◆ TO DO: Your task is to reproduce, verbatim and without pictures, the lines from the opening of the listing through the line containing "radius=1.0, wedgeprops=dict(linewidth=0))".

>> Start COLLECTED MATERIAL

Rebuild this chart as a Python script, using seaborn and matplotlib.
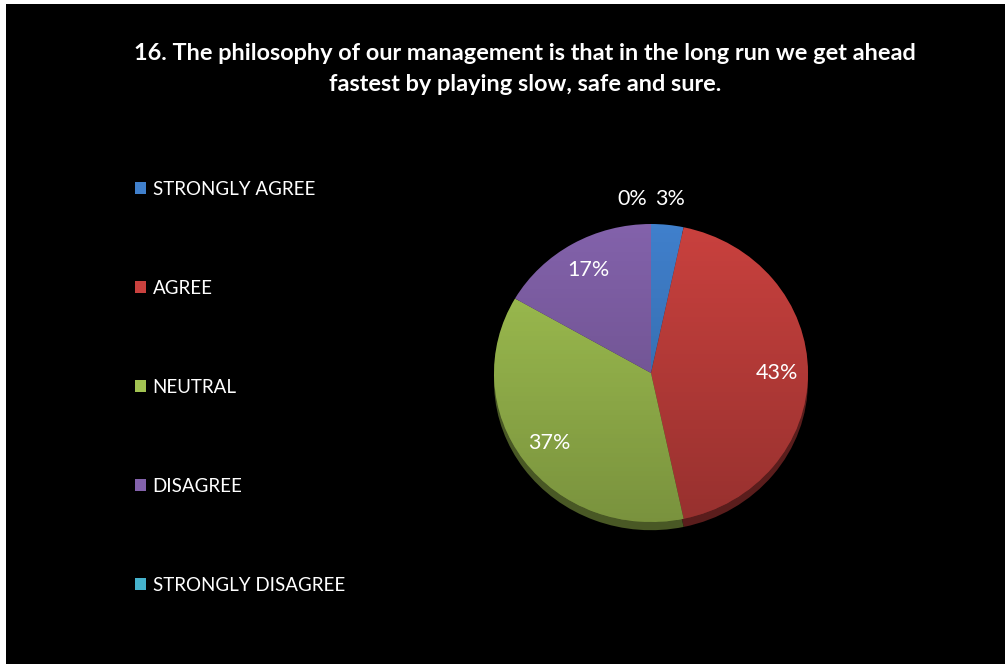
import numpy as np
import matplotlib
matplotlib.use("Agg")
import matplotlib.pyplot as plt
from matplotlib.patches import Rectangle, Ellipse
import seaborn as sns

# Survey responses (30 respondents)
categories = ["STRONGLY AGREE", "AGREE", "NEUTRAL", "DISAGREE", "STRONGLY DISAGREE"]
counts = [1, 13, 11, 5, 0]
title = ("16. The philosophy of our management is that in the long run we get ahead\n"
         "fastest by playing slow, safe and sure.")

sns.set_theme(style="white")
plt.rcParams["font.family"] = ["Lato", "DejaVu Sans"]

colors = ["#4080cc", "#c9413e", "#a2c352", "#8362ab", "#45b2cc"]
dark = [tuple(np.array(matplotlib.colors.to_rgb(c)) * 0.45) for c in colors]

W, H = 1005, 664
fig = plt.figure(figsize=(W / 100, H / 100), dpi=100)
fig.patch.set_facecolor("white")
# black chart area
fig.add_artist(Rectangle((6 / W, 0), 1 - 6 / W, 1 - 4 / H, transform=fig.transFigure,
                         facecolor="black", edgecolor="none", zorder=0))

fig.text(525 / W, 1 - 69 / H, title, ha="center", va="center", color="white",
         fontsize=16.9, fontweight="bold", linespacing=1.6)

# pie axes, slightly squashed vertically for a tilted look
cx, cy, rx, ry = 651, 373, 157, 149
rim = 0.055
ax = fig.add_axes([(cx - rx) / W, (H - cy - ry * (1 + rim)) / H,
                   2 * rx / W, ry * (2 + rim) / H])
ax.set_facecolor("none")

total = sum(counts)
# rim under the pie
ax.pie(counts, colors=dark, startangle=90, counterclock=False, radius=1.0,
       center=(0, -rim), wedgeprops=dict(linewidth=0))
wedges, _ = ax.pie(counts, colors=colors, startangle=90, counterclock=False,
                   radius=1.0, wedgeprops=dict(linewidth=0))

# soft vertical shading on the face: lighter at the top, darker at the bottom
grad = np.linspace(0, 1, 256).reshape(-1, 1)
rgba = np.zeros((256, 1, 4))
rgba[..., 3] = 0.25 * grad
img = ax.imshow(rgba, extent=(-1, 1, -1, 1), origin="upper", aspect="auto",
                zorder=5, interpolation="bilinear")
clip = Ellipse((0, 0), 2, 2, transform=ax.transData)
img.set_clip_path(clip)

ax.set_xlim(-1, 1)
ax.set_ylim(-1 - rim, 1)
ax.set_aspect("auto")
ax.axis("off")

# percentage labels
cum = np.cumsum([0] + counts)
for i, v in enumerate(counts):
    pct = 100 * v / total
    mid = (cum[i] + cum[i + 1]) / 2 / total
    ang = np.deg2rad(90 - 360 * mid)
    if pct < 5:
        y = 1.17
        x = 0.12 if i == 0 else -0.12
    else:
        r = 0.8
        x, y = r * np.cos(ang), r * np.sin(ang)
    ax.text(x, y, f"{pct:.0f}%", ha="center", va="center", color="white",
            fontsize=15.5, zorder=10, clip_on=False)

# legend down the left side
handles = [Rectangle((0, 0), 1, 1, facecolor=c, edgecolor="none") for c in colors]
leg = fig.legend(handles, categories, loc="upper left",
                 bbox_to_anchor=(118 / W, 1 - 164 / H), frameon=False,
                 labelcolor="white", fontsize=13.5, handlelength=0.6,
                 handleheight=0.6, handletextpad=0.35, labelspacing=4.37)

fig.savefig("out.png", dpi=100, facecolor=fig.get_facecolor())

>> End COLLECTED MATERIAL

◆ ANSWER:
Rebuild this chart as a Python script, using seaborn and matplotlib.
import numpy as np
import matplotlib
matplotlib.use("Agg")
import matplotlib.pyplot as plt
from matplotlib.patches import Rectangle, Ellipse
import seaborn as sns

# Survey responses (30 respondents)
categories = ["STRONGLY AGREE", "AGREE", "NEUTRAL", "DISAGREE", "STRONGLY DISAGREE"]
counts = [1, 13, 11, 5, 0]
title = ("16. The philosophy of our management is that in the long run we get ahead\n"
         "fastest by playing slow, safe and sure.")

sns.set_theme(style="white")
plt.rcParams["font.family"] = ["Lato", "DejaVu Sans"]

colors = ["#4080cc", "#c9413e", "#a2c352", "#8362ab", "#45b2cc"]
dark = [tuple(np.array(matplotlib.colors.to_rgb(c)) * 0.45) for c in colors]

W, H = 1005, 664
fig = plt.figure(figsize=(W / 100, H / 100), dpi=100)
fig.patch.set_facecolor("white")
# black chart area
fig.add_artist(Rectangle((6 / W, 0), 1 - 6 / W, 1 - 4 / H, transform=fig.transFigure,
                         facecolor="black", edgecolor="none", zorder=0))

fig.text(525 / W, 1 - 69 / H, title, ha="center", va="center", color="white",
         fontsize=16.9, fontweight="bold", linespacing=1.6)

# pie axes, slightly squashed vertically for a tilted look
cx, cy, rx, ry = 651, 373, 157, 149
rim = 0.055
ax = fig.add_axes([(cx - rx) / W, (H - cy - ry * (1 + rim)) / H,
                   2 * rx / W, ry * (2 + rim) / H])
ax.set_facecolor("none")

total = sum(counts)
# rim under the pie
ax.pie(counts, colors=dark, startangle=90, counterclock=False, radius=1.0,
       center=(0, -rim), wedgeprops=dict(linewidth=0))
wedges, _ = ax.pie(counts, colors=colors, startangle=90, counterclock=False,
                   radius=1.0, wedgeprops=dict(linewidth=0))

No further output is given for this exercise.